I will be grading labs on a best-six-out-of-seven basis, so you can treat this lab as optional.

Preparation

None

Procedure

Note
Within the lab, you can view this procedure at http://10.0.0.1. You will also be using http://10.0.0.1 as a fuzz target.

FFuF usage

FFuF (Fuzz Faster U Fool) is a fast web fuzzing tool created in Go. It is mainly used for web enumeration, fuzzing, and directory brute-forcing. Read its manual page or help (-h) output and answer the following questions:

  1. How do you save FFuF’s output to a markdown file such as ffuf.md?

  2. What option would you use to follow redirects?

  3. How do you print complete URLs and redirect locations?

  4. How do you enable colourized output?

  5. How can you match only URLs with HTTP status 200 (OK)?

  6. How can you filter out URLs with HTTP status code 403 (Forbidden)?

URL discovery

The FFuF tool always requires at least two option:

-u

Target URL to fuzz. This should contain the literal value FUZZ, which will be replaced with words in a wordlist.

-w

Wordlist file. We can use wordlists from /usr/share/seclists in our Kali installation, or we can supply custom wordlists at the command line by using -w - (stdin).

Using these arguments:

  1. "Fuzz" the site http://10.0.0.1 with a single-word wordlist. What is the HTTP status code, file size and word count of the resulting file?

  2. Use the Discovery/Web-Content/common.txt wordlist to discover some files and directories that are present on http://10.0.0.1.

  3. Try again with the Discovery/Web-Content/raft-large-files.txt wordlist. What difference do you see?

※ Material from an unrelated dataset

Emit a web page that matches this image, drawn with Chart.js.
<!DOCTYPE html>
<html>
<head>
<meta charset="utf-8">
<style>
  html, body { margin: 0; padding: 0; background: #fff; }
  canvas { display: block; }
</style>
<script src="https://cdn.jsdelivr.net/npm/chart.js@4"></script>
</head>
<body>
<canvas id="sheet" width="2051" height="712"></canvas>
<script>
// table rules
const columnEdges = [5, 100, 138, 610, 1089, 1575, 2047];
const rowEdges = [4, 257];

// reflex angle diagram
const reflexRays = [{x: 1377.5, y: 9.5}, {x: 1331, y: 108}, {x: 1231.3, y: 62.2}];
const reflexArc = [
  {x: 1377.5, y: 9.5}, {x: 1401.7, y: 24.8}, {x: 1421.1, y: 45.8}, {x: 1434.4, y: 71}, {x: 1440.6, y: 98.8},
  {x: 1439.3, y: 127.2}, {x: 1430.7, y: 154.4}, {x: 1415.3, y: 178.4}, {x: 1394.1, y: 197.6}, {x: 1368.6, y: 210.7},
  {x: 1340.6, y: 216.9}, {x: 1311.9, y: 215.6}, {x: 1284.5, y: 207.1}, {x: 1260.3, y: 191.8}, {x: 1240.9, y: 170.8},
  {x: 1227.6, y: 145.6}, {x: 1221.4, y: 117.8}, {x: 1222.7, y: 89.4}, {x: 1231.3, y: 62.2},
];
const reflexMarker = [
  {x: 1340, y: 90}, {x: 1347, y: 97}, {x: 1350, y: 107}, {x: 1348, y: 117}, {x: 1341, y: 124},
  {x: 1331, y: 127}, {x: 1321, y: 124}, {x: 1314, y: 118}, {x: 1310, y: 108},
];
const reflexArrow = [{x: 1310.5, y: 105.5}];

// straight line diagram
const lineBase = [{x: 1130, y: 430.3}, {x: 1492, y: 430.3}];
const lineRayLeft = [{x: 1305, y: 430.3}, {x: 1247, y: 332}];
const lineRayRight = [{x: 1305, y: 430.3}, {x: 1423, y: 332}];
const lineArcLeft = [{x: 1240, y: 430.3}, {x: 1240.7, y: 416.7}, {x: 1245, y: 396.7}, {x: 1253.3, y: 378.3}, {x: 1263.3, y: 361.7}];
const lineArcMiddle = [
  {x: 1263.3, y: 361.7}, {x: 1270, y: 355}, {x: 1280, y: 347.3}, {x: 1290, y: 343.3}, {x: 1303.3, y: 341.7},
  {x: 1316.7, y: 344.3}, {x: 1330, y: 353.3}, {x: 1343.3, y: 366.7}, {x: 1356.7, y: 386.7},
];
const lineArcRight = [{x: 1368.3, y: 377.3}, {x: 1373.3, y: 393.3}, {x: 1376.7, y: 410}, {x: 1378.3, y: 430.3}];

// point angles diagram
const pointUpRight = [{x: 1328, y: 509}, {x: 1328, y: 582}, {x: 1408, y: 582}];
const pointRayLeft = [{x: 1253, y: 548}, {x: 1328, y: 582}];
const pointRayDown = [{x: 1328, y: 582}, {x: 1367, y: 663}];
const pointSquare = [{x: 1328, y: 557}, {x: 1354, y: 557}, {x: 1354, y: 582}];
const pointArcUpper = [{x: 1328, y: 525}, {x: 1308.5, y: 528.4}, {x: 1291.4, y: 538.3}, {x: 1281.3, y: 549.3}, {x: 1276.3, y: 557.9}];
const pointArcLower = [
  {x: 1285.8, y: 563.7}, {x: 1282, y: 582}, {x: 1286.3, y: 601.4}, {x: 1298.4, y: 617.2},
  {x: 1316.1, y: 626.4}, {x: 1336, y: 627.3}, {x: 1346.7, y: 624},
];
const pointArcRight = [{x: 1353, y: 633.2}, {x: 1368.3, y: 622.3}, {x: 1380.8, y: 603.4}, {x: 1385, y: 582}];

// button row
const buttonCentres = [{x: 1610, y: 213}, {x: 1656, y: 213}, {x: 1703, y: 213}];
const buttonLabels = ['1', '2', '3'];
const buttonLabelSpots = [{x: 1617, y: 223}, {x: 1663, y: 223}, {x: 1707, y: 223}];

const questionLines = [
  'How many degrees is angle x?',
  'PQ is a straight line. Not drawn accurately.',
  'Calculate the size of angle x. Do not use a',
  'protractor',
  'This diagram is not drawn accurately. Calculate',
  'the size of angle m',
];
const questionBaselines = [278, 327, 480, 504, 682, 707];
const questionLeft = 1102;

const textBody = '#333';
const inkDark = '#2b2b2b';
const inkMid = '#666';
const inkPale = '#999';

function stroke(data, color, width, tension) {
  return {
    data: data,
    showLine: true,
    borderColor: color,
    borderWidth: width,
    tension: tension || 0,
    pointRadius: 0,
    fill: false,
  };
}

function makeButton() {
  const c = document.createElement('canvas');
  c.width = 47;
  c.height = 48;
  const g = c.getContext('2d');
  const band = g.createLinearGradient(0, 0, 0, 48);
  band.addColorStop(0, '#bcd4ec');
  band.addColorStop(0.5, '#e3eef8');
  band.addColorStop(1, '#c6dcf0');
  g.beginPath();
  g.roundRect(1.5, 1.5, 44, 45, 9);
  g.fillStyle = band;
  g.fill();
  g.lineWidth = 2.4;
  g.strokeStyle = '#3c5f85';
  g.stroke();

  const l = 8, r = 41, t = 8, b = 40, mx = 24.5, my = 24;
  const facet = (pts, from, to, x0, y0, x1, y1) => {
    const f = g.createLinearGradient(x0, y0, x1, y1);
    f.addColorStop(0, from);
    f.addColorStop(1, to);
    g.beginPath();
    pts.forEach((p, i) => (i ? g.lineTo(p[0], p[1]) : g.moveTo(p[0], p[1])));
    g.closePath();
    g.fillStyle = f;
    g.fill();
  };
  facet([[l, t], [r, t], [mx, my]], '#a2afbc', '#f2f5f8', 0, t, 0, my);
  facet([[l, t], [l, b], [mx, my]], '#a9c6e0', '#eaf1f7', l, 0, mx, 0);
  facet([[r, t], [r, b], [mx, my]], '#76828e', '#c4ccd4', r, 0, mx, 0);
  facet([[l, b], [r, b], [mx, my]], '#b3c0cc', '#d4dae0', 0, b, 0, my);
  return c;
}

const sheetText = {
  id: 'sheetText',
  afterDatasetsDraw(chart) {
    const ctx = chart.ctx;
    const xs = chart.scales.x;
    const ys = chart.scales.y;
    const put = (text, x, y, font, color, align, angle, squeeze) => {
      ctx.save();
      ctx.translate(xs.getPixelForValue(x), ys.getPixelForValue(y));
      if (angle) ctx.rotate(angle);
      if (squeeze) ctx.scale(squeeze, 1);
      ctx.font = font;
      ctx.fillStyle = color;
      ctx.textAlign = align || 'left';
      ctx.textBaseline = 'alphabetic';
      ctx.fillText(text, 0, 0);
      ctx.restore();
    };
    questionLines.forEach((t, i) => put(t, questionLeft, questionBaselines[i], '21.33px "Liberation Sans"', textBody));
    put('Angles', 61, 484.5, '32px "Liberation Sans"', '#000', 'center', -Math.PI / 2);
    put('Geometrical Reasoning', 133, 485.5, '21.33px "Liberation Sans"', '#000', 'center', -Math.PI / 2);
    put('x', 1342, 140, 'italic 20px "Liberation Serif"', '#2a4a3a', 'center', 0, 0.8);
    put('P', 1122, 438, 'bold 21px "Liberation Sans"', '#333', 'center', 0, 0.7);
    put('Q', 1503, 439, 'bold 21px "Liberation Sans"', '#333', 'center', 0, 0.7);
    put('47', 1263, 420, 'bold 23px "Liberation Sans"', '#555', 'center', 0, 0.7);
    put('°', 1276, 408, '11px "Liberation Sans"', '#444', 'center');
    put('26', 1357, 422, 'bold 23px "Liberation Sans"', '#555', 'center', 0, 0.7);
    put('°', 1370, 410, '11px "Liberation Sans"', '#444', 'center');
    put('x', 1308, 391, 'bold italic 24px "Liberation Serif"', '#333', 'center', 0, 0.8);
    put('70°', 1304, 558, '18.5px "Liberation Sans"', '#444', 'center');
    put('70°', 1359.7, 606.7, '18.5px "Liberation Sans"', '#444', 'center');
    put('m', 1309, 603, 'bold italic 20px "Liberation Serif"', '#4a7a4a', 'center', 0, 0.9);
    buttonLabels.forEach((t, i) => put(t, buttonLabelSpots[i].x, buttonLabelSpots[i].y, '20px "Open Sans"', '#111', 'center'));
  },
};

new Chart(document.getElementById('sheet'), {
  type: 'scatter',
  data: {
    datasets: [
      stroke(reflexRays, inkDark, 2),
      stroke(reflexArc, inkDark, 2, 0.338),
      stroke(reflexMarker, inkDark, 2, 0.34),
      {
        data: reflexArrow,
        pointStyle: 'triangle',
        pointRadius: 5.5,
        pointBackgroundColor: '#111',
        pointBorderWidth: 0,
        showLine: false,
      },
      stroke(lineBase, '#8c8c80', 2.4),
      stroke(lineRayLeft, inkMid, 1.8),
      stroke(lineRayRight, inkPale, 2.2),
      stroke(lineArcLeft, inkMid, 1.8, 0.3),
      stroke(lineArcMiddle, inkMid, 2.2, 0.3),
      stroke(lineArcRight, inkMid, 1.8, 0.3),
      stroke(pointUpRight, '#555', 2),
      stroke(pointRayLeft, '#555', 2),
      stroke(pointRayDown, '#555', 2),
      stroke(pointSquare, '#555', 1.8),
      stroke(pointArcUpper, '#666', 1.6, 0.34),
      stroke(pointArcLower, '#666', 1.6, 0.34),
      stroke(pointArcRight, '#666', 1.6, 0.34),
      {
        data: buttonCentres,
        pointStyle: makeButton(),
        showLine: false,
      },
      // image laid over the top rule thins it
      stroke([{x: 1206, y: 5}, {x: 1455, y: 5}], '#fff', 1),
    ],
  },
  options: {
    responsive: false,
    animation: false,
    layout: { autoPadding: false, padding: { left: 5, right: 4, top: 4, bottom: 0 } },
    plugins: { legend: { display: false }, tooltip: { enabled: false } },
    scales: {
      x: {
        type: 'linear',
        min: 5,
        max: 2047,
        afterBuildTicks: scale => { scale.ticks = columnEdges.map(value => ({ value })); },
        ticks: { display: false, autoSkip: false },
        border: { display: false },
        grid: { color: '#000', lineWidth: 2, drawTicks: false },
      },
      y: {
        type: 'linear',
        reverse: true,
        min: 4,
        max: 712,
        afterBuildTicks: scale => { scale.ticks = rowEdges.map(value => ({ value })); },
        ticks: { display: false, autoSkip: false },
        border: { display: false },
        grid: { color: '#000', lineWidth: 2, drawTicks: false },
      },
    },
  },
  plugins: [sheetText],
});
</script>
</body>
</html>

  4. Use the -e option in conjunction with the raft-medium-words-lowercase.txt wordlist to discover more files with common endings (e.g., .txt and .php).

  5. Find as many files and directories as you can within the /vulnerabilities directory (e.g., /vulnerabilities/brute/index.php).

Parameter fuzzing

FFuF can fuzz things besides URLs!

  1. Using a very short wordlist (e.g., one word), fuzz http://10.0.0.1/sqli-labs/Less-1/index.php?FUZZ=1. How many words are in the HTML you receive as a result?

  2. Use Discovery/Web-Content/burp-parameter-names.txt to fuzz the space of parameters to /sqli-labs/Less-1 by filtering on the number of words in the HTTP response.

Password fuzzing

We can also use ffuf for wordlist-based brute-force attacks, for example, trying passwords on an authentication page.

  1. Use the cURL command to inspect the login page at http://10.0.0.1/sqli-labs/Less-11/index.php. What do you observe about the HTML form?

  2. Use the -X POST argument to cURL to make a POST request to /sqli-labs/Less-11/, using the -d argument to pass HTML form data attempting to log in with the username batman and the password dark knight. For example, if you wanted to submit an HTML form with a field a having the value foo and b having the value 42, you would pass a=foo&b=42 to -d.

  3. Use FFuF with the same -X and -d arguments to fuzz the password of the Dummy user. Try using the Passwords/Leaked-Databases/phpbb.txt wordlist. You will also need to set the HTTP header Content-Type: application/x-www-form-urlencoded, since FFuF doesn’t set it automatically like cURL.

  4. Confirm that you have successfully found the Dummy user’s password.

  5. Use curl and diff to compare the HTML of /sqli-labs/Less-11 under the following conditions. What do you observe?

    • no username or password supplied

    • incorrect username or password supplied

    • correct username and password supplied

    • username Dummy, password phpbbin' (note: the URL encoding of the single quote ' character is %27)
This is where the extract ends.